Mr Speaker, if you allow this course to be followed here, you will be allowing a procedural device whereby we end up voting a second time on an amendment we have just passed and voting on a question to delete all the words of the original motion moved by Ms McRae. If Mr Moore does not like Ms McRae's motion, I suggest that the solution to his problem is to vote against the motion and to move another motion, rather than going through this device of adding some new words to the end and then deleting all the substantive words of the original motion.

MR HUMPHRIES (Attorney-General) (11.43): Mr Speaker, I understand what Mr Whitecross is saying. Superficially, what he says has some attraction, but the problem with what he proposes is that I do not understand how standing order 133 can be used other than in the way in which Mr Moore is proposing to use it. If Mr Whitecross is saying that you cannot use standing order 133 if by separating a question you separate an amendment from the original motion, let me say that that does not appear on the face of the standing orders to be their intention and it could produce anomalous results in other cases.

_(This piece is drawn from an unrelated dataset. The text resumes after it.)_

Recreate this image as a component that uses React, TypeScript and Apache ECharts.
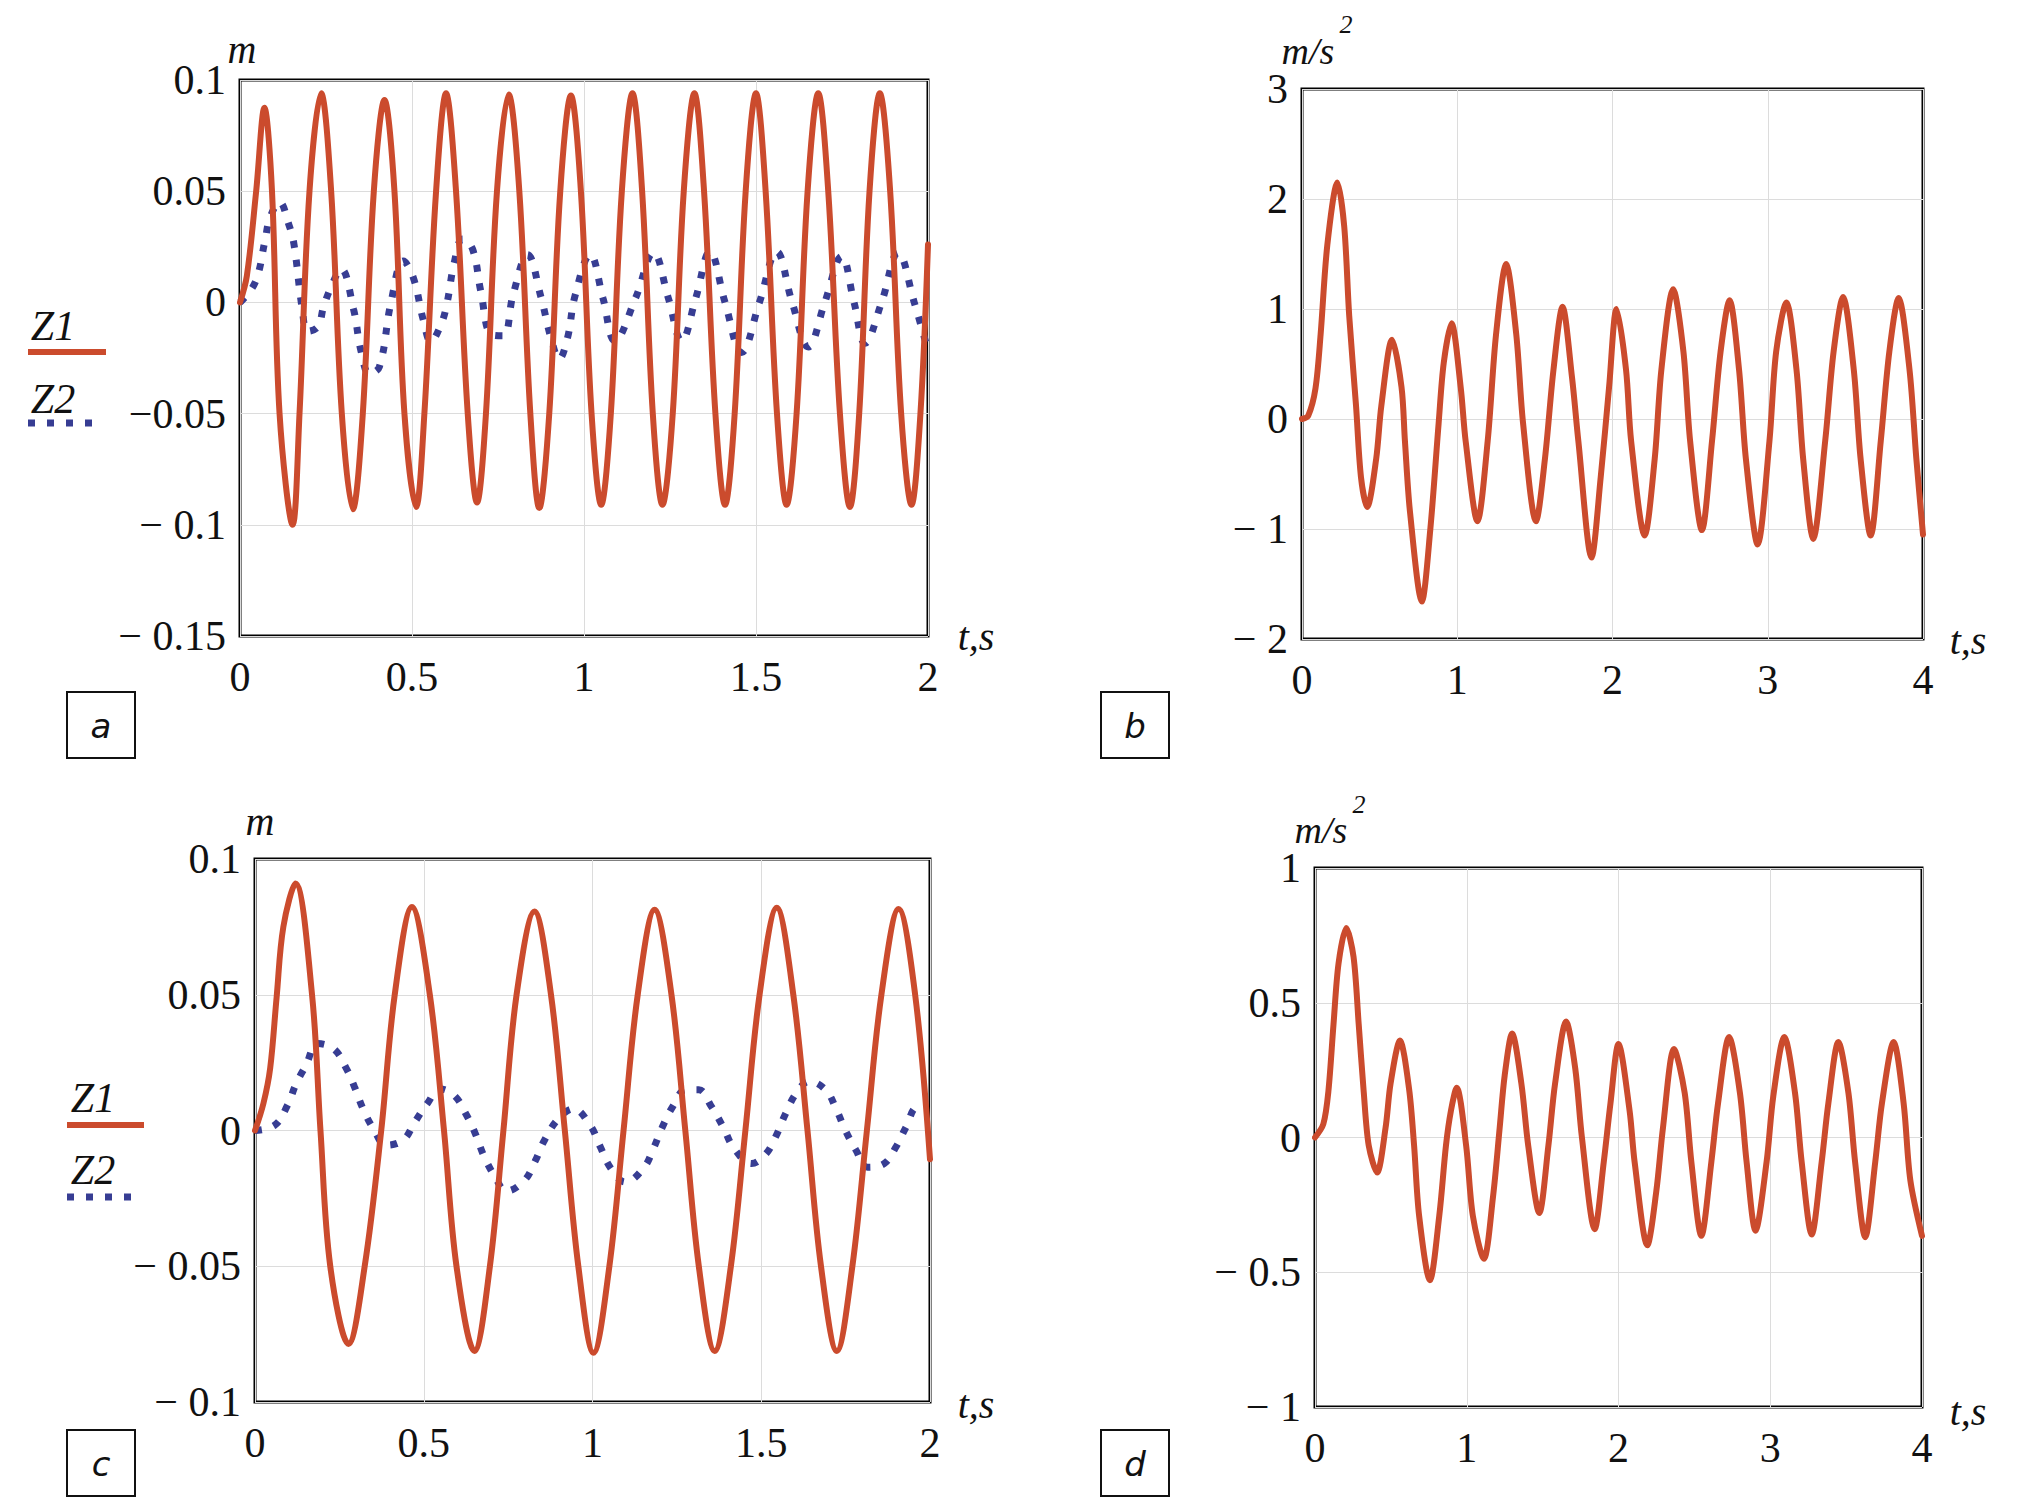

It is entirely possible that some members might feel it is appropriate to have a separate vote on two issues or might feel differently about a motion once it has been amended by the addition of certain words. Obviously, one member at least feels that they can support the second half but not the first half. They, obviously, cannot support only one half or the other half unless the motion is separated under standing order 133. That is what the standing order is for - to separate motions into two or more parts.

Ms Follett: Not once they have been passed. That is the problem.

MR HUMPHRIES: It does not say that in the standing orders. With respect, I do not know the logic in saying that this standing order operates only before a motion is amended or does not operate when a particular course of events has occurred. I can see the point Mr Whitecross is making, but I think he is stuck with the clear provisions of standing order 133.